Jquery getElementById - multiple instances within one script tag?

Question

My current script identifies an element in my HTML with this line

document.getElementById("one" ).src = images[random_no];

Is there a way to use one instance of on multiple ids - in my case image tags. This current script affects only one image with its effect. I want to use that one script to affect multiple images in my code.

document.getElementById("one, two, three" ).src = images[random_no];

I know that doesn't work :) just trying to further illustrate :)

Answer 1

in Jquery

$("#one,#two,#three").attr('src',images[random_no]);

try using this code

Working Demo http://jsfiddle.net/cse_tushar/MYua5/1/

i=0;
$("#one, #two, #three" ).attr("src", function() {
    i++;
    return i+'.jpg';
});

Random generation of images

Working demo http://jsfiddle.net/cse_tushar/MYua5/3/

function randomFromInterval(from, to) {
    return Math.floor(Math.random() * (to - from + 1) + from);
}
var images = new Array('1.jpg', '2.jpg', '3.jpg', '4.jpg', '5.jpg');
var len = images.length;
$("#one, #two, #three").each(function () {
    x = randomFromInterval(0, len-1);
    var img_no = (x >= 0 && x < len) ? x : randomFromInterval(0, len-1);
    $(this).attr('src', images[img_no]);
});

new code

working Demo http://jsfiddle.net/cse_tushar/MYua5/4/

var images = new Array('1.jpg', '2.jpg', '3.jpg', '4.jpg', '5.jpg');
var len = images.length;
i = 0;

function getImages() {
    $("#one, #two, #three").each(function () {
        $(this).attr('src', images[i]).attr('alt', images[i]);
        if (i == len-1) {
            i = 0;
        } else {
            i++;
        }
        console.log(i);
    });
}
getImages();
setInterval(getImages, 1000);

Answer 2

If you have a variable number of images and don't want to insert the id of each of them into the array, you could try using .each().

$(".class").each(function() {
    $(this).attr('src', images[random_no]);
});

You then need to add the class to the images you want, instead of using their ids.

Ref: http://api.jquery.com/jQuery.each/

However, if you definitely want to avoid using class, you can separate Ids by a comma:

$("#segement1,#segement2,#segement3").attr('src',images[random_no]);

Answer 3

If you don't want same image twice:

DEMO

var images = new Array('1.jpg', '2.jpg', '3.jpg', '4.jpg', '5.jpg');
$("#one, #two, #three").each(function(){
    var l = images.length,
        random_no = Math.floor(l*Math.random());    
    $(this).attr('src',images[random_no]);
    images.splice(random_no,1);    
});

Answer 4

You can use id selector and combine ids with comma using multiple selector

$("#one, #two, #three" ).attr(href,images[random_no]);

ID Selector (“#id”)

For id selectors, jQuery uses the JavaScript function document.getElementById(), which is extremely efficient.
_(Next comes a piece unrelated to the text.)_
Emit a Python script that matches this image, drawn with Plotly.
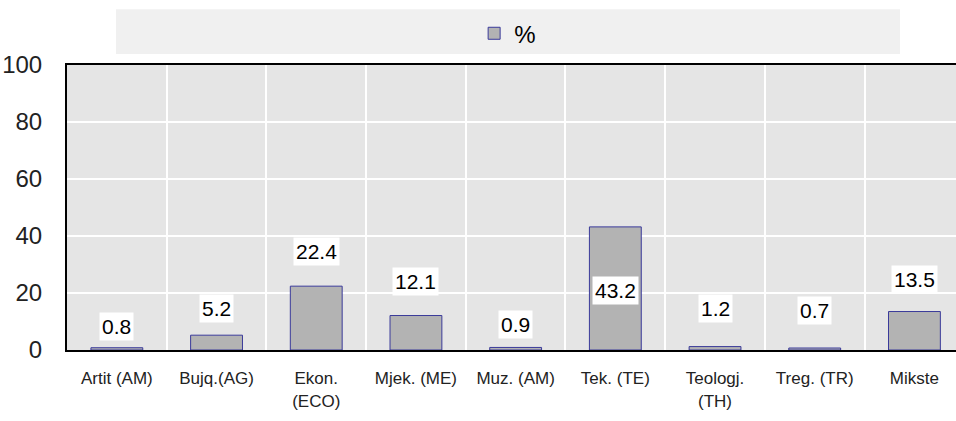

When another selector is attached to the id selector, such as h2#pageTitle, jQuery performs an additional check before identifying the element as a match, reference.

Multiple Selector (“selector1, selector2, selectorN”)

You can specify any number of selectors to combine into a single result. This multiple expression combinator is an efficient way to select disparate elements. The order of the DOM elements in the returned jQuery object may not be identical, as they will be in document order. An alternative to this combinator is the .add() method, reference.

Answer 5

The other answers here show you how to set all three to the same image.

If you want them each to get different images, then:

$("#one, #two, #three" ).attr("src", function() {
    /* ...generate new random_no here... */
    return images[random_no];
});

If you pass a function into attr as the second argument, it gets called for each element in the set, and the return value is used for the attribute value.

Answer 6

you need to use the id selector - id prefixed with # with multiple selector - selectors separated by , here

$("#one, #two, #three").attr('src',images[random_no]);